Diamonds are also high on Mr. Porter’s commodities list. He reasons that as economies strengthen in the world’s poorer countries, their citizens will have more disposable income for luxury purchases. This, combined with shutdowns of mines at the end of their economic life by huge companies like De Beers, could produce a diamond shortage within five years, he says.
Mr. Porter’s diamond picks are Harry Winston Diamond Corp., a high-end jewellery retailer that owns the Diavik diamond mine in the Northwest Territories; and junior mining company Rockwell Diamonds Inc. of Vancouver, which operates in South Africa and has a history of mining high-grade diamonds.

Mr. Porter also sees solid growth potential in agricultural commodities, as Asian countries add more meat to their diet in place of vegetables and rice.
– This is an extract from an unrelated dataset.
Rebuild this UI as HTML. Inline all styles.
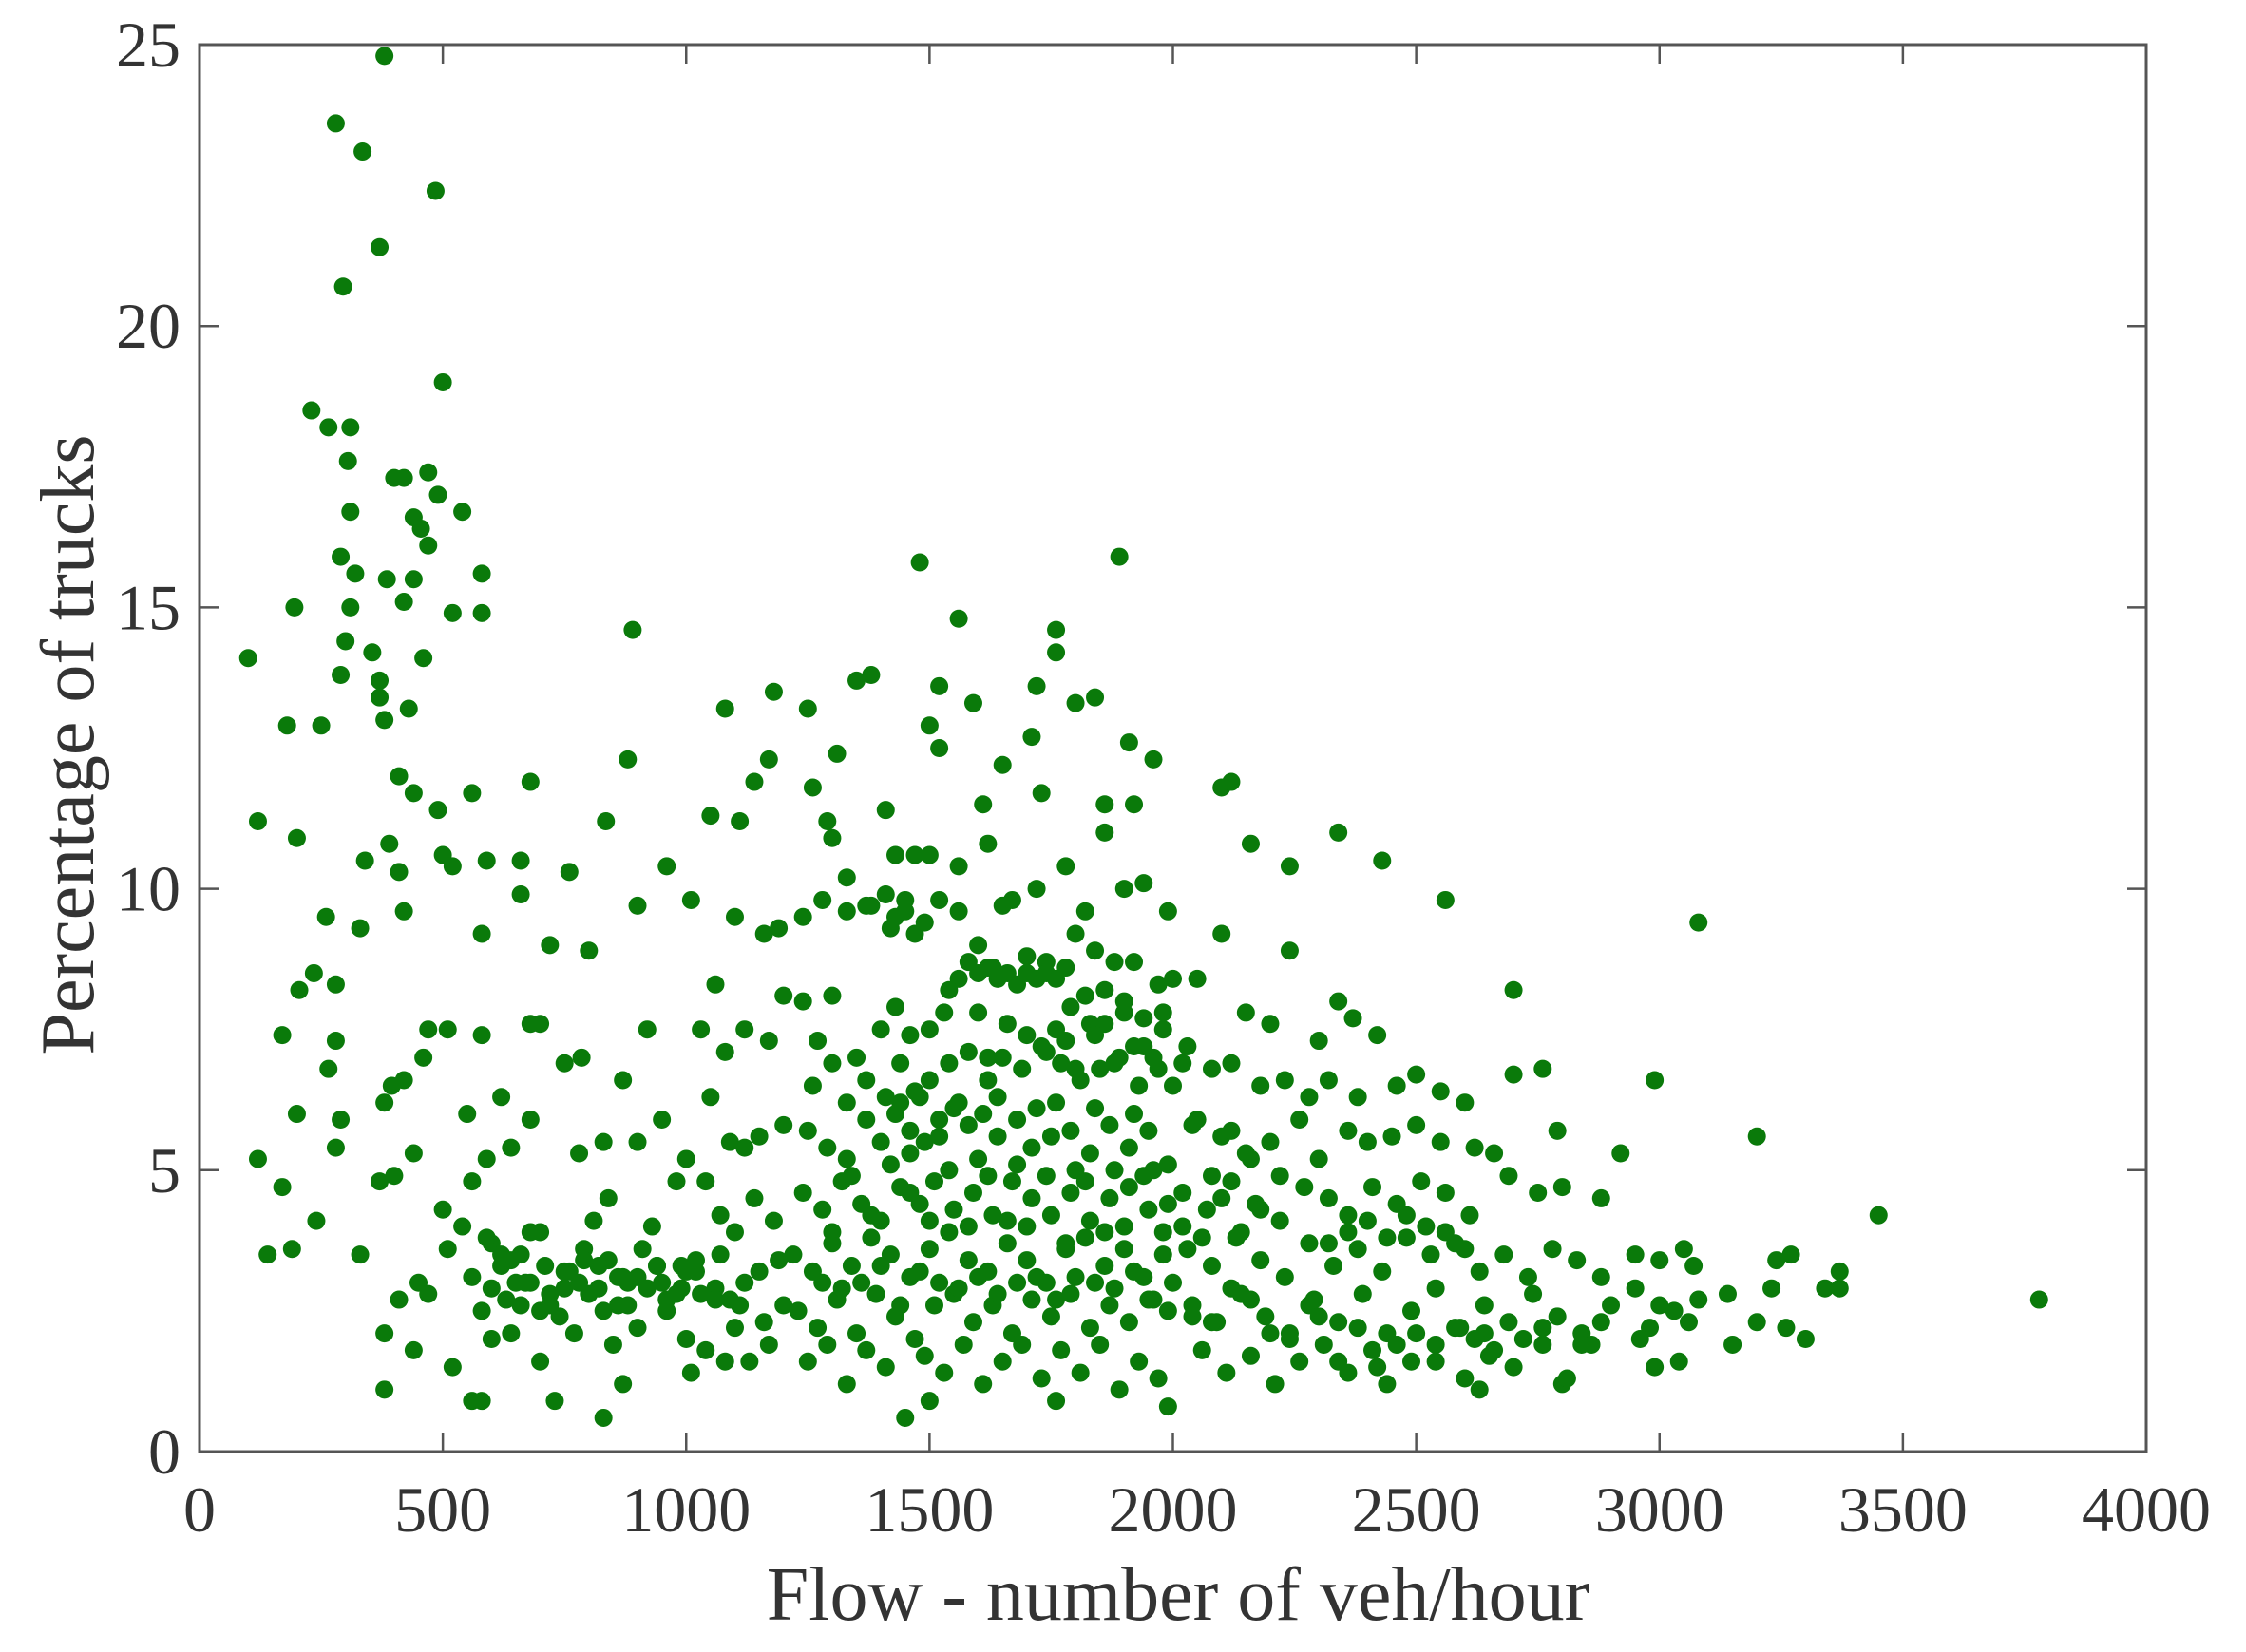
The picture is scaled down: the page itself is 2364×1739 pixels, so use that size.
<!DOCTYPE html>
<html><head><meta charset="utf-8"><style>
html,body{margin:0;padding:0;background:#fff;}
svg{display:block;}
text{font-family:"Liberation Serif",serif;fill:#333;}
</style></head><body>
<svg id="chart" width="2364" height="1739" viewBox="0 0 2364 1739">
<g id="marks"></g>
<g id="axes"></g>
</svg>
<script>
const xTicks=[0,500,1000,1500,2000,2500,3000,3500,4000];
const yTicks=[0,5,10,15,20,25];
const flowValues=[380,280,335,485,370,295,500,230,265,310,305,400,420,470,540,310,440,455,490,470,290,320,385,440,580,195,310,420,520,580,100,300,355,460,290,370,370,430,380,180,250,410,440,560,680,490,120,200,340,390,500,520,590,660,410,420,660,760,330,580,720,800,835,880,890,260,235,205,280,170,280,470,510,580,700,680,785,750,395,420,460,265,200,290,380,550,620,680,120,280,440,590,640,400,370,500,560,170,240,190,140,330,450,410,470,380,440,380,560,580,520,600,640,700,730,830,510,540,600,620,660,680,650,720,750,700,770,790,810,840,780,830,870,900,920,950,860,880,900,850,870,820,940,960,990,930,980,1000,900,960,1010,1050,1080,1110,1140,1170,1060,1100,1160,1190,1200,1030,1080,1120,1170,1200,1050,1090,1120,1150,1040,1070,1100,1140,1180,1020,1060,1090,1120,1160,1000,1040,1080,1130,1170,1200,1010,1100,
1250,1180,1310,1350,1380,1480,1520,1560,1590,1500,1520,1610,1650,1720,1760,1760,1710,1730,1800,1840,1890,1910,1960,1860,1920,1260,1300,1290,1330,1370,1410,1430,1470,1500,1560,1620,1670,1720,1780,1820,1860,1900,1940,1990,1240,1280,1330,1380,1420,1450,1520,1560,1600,1630,1650,1700,1740,1800,1840,1880,1920,1970,2000,1240,1270,1300,1350,1400,1430,1460,1500,1530,1560,1600,1640,1680,1720,1760,1790,1830,1860,1900,1940,1980,1260,1300,1330,1370,1410,1440,1470,1500,1540,1580,1620,1650,1690,1730,1770,1810,1850,1890,1930,1970,1250,1290,1330,1370,1400,1430,1460,1490,1520,1550,1580,1610,1640,1680,1710,1750,1790,1830,1870,1910,1950,1990,1240,1280,1320,1360,1400,1440,1480,1510,1550,1590,1630,1670,1710,1750,1790,1830,1870,1910,1950,1990,1220,1260,1300,1340,1380,1420,1460,1500,1540,1580,1620,1660,1700,1740,1780,1820,1860,1900,1940,1980,1230,1270,1310,1350,1390,1430,1470,1510,1550,1590,1630,1670,1710,1750,1790,1830,1870,1910,1950,1990,1250,1290,1330,1370,1410,1450,1490,1530,1570,1610,1650,1690,1730,1770,1810,1850,1890,1930,1970,1990,1500,1760,
2100,2120,2160,2240,2340,2430,2560,3080,2100,2240,2050,2150,2200,2300,2340,2370,2420,2500,2700,2700,2760,2030,2080,2120,2180,2230,2280,2320,2380,2460,2550,2600,2990,2050,2100,2150,2200,2260,2300,2360,2400,2450,2500,2550,2620,2660,2790,3200,2020,2070,2120,2170,2220,2270,2320,2360,2410,2460,2510,2560,2610,2690,2750,2800,2880,2920,2030,2080,2130,2180,2230,2280,2330,2380,2430,2480,2530,2580,2630,2680,2730,2780,2830,2880,2950,3000,3050,3070,3450,2040,2090,2140,2190,2240,2290,2340,2390,2440,2490,2540,2590,2640,2690,2740,2790,2840,2900,2950,2980,3030,3080,3140,3200,3230,3260,3300,3340,3370,3370,3780,3240,3270,2060,2110,2160,2210,2260,2310,2360,2410,2440,2490,2540,2600,2650,2700,2760,2800,2860,2990,3040,3150,2630,2810,
1410,1430,1450,1470,1490,1540,1580,1620,1660,1700,1740,1780,1820,1860,1900,1940,1980,2020,1600,1620,1660,1700,1740,1760,1780,1800,1840,1880,1920,1960,2000,1440,1460,1480,1520,1560,1600,1640,1680,1720,1760,1800,1840,1880,1920,1960,2040,2080,2120,2160,1300,1340,1380,1420,1460,1500,1540,1580,1620,1660,1700,1740,1780,1820,1860,1900,1940,1980,2020,2060,2100,2140,2180,2220,1280,1320,1360,1400,1440,1480,1520,1560,1600,1640,1680,1720,1760,1800,1840,1880,1920,1960,2000,2040,2080,2120,2160,2200,2240,2280,
560,600,640,680,720,760,800,840,880,920,960,1000,580,620,660,700,740,780,820,860,900,940,980,1020,1060,590,630,670,710,750,790,830,870,910,950,990,1030,1070,1110,1150,1190,
2300,2340,2380,2420,2460,2500,2540,2580,2620,2660,2320,2360,2400,2440,2480,2520,2560,2600,2640,2720,2760,2840,2880,2960,3000,3060];
const truckPct=[24.8,23.6,23.1,22.4,21.4,20.7,19,18.5,18.2,18.2,17.6,17.3,17.3,17.4,16.7,16.7,16.6,16.4,17,16.1,15.9,15.6,15.5,15.5,15.6,15,15,15.1,14.9,14.9,14.1,14.4,14.2,14.1,13.8,13.7,13.4,13.2,13,12.9,12.9,12,11.7,11.7,11.9,11.4,11.2,10.9,10.5,10.8,10.6,10.4,10.5,10.5,10.3,9.6,9.9,10.3,9.3,9.2,9,8.9,11.2,12.3,14.6,9.5,8.5,8.2,8.3,7.4,7.3,7.5,7.5,7.4,7.6,7.6,7,6.9,6.5,6.6,7,6.8,6,5.9,6.2,6,6.3,5.9,5.2,5.4,5.3,5.2,5.4,4.9,4.8,4.3,4.8,4.7,4.1,3.6,3.5,3.5,3,2.7,2.8,2.1,1.8,1.1,0.9,0.9,1.5,2,2.1,1.6,0.9,0.6,3.6,4,3.7,3.3,3.5,3.9,3,2.8,3.2,2.5,2.1,3.6,4.1,4.5,5.3,5.5,6.6,5.5,7.5,5.9,3.1,2.6,2.2,1.9,1.2,2.9,3.3,2.5,2.9,4,4.8,5.2,9.7,10.4,9.8,11.3,13.2,11.2,11.9,12.3,8.3,9.5,9.2,9.3,8.1,7.5,7.1,7.5,7.3,5.8,6.3,5.5,5.4,5.6,4.8,4.2,3.9,4.5,4.1,3.2,2.9,2.7,3,2.3,2,1.8,1.6,1.6,1.9,2.6,1.4,2.2,
13.2,13.5,12.4,13.7,13.8,15.8,13.6,14.8,13.3,12.9,12.5,11.5,12.2,13.6,14.6,14.2,12.7,11.7,13.3,13.4,15.9,12.6,12.3,11.5,11.5,11.8,10.9,11.2,10.2,9.7,11.4,10.6,10.6,10.6,10.4,10.8,9.8,10,10.4,9.6,11,10,10.1,9.6,9.5,9.8,9.6,9.7,9.3,9.6,9.8,9.6,9,8.6,9.7,8.8,8.7,9.2,8.9,8.7,8.7,8.3,8.4,8,7.3,8.1,7,7.5,7.9,7.4,7.5,7.8,8.4,8.5,8.4,8.3,8.4,8.4,7.9,7.6,7.6,7.8,7.2,7.5,6.5,6.9,6.2,6.6,6.3,6.9,6.4,6.6,6.9,7.1,6.6,7,6.8,7.2,6.9,6.6,6.8,7,6.5,6.8,5.7,5.4,5.2,5.9,5.5,6,5.7,5.5,5.9,6.1,5.8,6,5.6,5.9,5.4,5.6,5.7,5.3,5.8,5.4,5.7,5.1,4.6,4.3,4.8,4.4,4.1,4.7,4.4,4.8,4.3,4.6,4.2,4.8,4.5,4.2,4.6,4.1,4.5,4.7,4.3,4.4,3.5,3.2,3.7,3.3,3.8,3.5,3.1,3.6,3.9,3.4,3.2,3.7,3.4,3,3.6,3.8,3.3,3.6,3.1,3.5,2.5,2.2,2.7,2.1,2.8,2.4,2,2.6,2.8,2.3,2.6,2.1,2.7,2.4,2.8,2.2,2.6,2.3,2.7,2.5,1.6,1.9,1.2,1.8,1.5,0.6,1.7,1.4,1.9,1.2,1.6,1.9,1.3,1.8,1.4,1.9,1.1,1.6,1.3,0.8,0.9,0.9,
11.8,11.9,10.8,10.4,11,10.5,9.8,9.4,9.2,8.9,8.4,7.8,7.6,7.3,8,7.7,7.4,6.7,8.2,6.7,6.8,7.2,6.8,6.9,6.5,6.6,6.3,6.6,6.3,6.5,6.4,6.2,6.6,5.9,5.6,5.3,5.5,5.9,5.2,5.7,5.5,5.6,5.8,5.5,5.4,5.3,5.7,5.6,4.6,4.3,4.8,4.4,4.1,4.7,4.5,4.2,4.7,4.4,4.8,4.6,4.2,4.9,4.6,4.7,4.5,5.3,3.6,3.3,3.8,3.4,3.1,3.7,3.3,3.6,3.2,3.8,3.5,3.7,3.2,3.5,3.1,3.6,3.4,3.1,3.5,3.4,3.6,3.3,4.2,2.6,2.3,2.8,2.4,2.1,2.7,2.3,2.8,2.1,2.5,2.9,2.2,2.6,2.3,2.8,2.4,2.1,2.6,2.9,2.2,2.5,2.7,2.8,2.3,2.9,2.2,2,2.9,3.2,2.9,2.7,3.4,3.5,1.8,1.4,1.7,1.2,1.6,1.9,1.4,1.8,1.2,1.6,1.9,1.3,1.7,1.5,1.9,1.2,1.9,1.5,1.6,1.9,1.1,1.3,
9.9,9.5,9.8,9.2,9.4,8.2,8.7,8.6,8.5,8.5,8.5,8.6,8.1,8.2,8.0,7.7,7.8,6.9,7.8,7.0,7.6,7.4,7.1,7.5,7.3,6.8,7.4,6.9,7.2,7.0,6.5,6.2,5.3,6.3,5.6,6.2,5.2,6.3,5.1,6.1,6.2,5.0,6.1,5.0,6.0,5.0,5.8,4.9,5.7,5.2,3.9,4.9,4.2,5.1,4.6,4.1,5.0,4.0,4.9,4.1,4.0,4.9,3.7,4.8,3.9,4.0,4.9,3.9,4.0,3.8,4.5,3.9,4.3,4.9,3.0,2.9,3.0,3.3,2.6,3.2,3.0,2.9,3.1,2.8,3.0,3.1,2.7,3.1,3.0,2.9,3.2,2.7,3.0,2.4,2.3,2.9,2.7,2.1,2.0,2.6,
3.1,2.9,3.4,3.0,2.6,3.2,2.8,3.4,3.0,2.9,2.7,3.2,2.5,3.5,2.6,3.9,2.4,3.0,3.3,2.6,3.1,3.3,2.8,3.4,2.7,3.8,2.7,3.0,3.3,2.9,3.4,2.5,3.1,3.6,3.0,3.3,2.8,3.5,2.6,3.2,3.4,
2.4,1.6,2.2,1.5,1.9,2.1,1.6,2.2,2.0,1.8,3.7,3.9,4.1,3.8,4.2,4.0,3.9,3.6,2.1,2.0,2.2,1.9,2.3,2.0,2.6,2.3];

const L=210,R=2259,T=47,B=1528;
const NS='http://www.w3.org/2000/svg';
function xs(v){return L+(v-0)/4000*(R-L);}
function ys(v){return B-(v-0)/25*(B-T);}
const marks=document.getElementById('marks');
const axes=document.getElementById('axes');
function mk(tag,attrs,parent){const e=document.createElementNS(NS,tag);for(const k in attrs)e.setAttribute(k,attrs[k]);parent.appendChild(e);return e;}
const n=Math.min(flowValues.length,truckPct.length);
for(let i=0;i<n;i++){
  const c=mk('circle',{cx:xs(flowValues[i]),cy:ys(truckPct[i]),r:9.5,fill:'#0a7a0a'},marks);
  
  
}
const frame=mk('rect',{x:L,y:T,width:R-L,height:B-T,fill:'none',stroke:'#555',"stroke-width":3},axes);


xTicks.forEach(v=>{
  const x=xs(v);
  mk('line',{x1:x,y1:B,x2:x,y2:B-20,stroke:'#555',"stroke-width":2.5},axes);
  mk('line',{x1:x,y1:T,x2:x,y2:T+20,stroke:'#555',"stroke-width":2.5},axes);
  const t=mk('text',{x:x,y:1612,"text-anchor":"middle","font-size":68},axes);
  t.textContent=v;
  
  
});
yTicks.forEach(v=>{
  const y=ys(v);
  mk('line',{x1:L,y1:y,x2:L+20,y2:y,stroke:'#555',"stroke-width":2.5},axes);
  mk('line',{x1:R,y1:y,x2:R-20,y2:y,stroke:'#555',"stroke-width":2.5},axes);
  const t=mk('text',{x:190,y:y+23,"text-anchor":"end","font-size":68},axes);
  t.textContent=v;
  
  
});
const xt=mk('text',{x:1240,y:1705,"text-anchor":"middle","font-size":80},axes);
xt.textContent='Flow - number of veh/hour';


const yt=mk('text',{x:0,y:0,"text-anchor":"middle","font-size":80,transform:'translate(98,784) rotate(-90)'},axes);
yt.textContent='Percentage of trucks';


</script>
</body></html>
He sees prices rising as the demand for animal feed such as grain and corn rises; he expects prices to get a further boost as demand for ethanol rises and producers clamour for more of the corn used to make the fuel.
His recommendations are Saskatoon-based Potash Corp. of Saskatchewan Inc., which produces and markets potash, nitrogen and phosphate products to fertilizer, industrial and animal feed customers around the world; and Agrium Inc. of Calgary, a major supplier of agricultural products and services in North and South America and supplier of specialty fertilizers in North America. Both trade on the TSX and the NYSE and can be purchased in various mutual funds.
Mr. Porter also likes the ETFS Grains Fund, listed on the London Stock Exchange, which tracks the price of corn, soybeans and wheat.
“No matter what the commodity, there are bound to be hiccups,” he cautions. “Over the past five years, there has always been something that has sent the sector in a correction — SARS, bird flu, fears that China would slow down — but things always bounce back,” he says.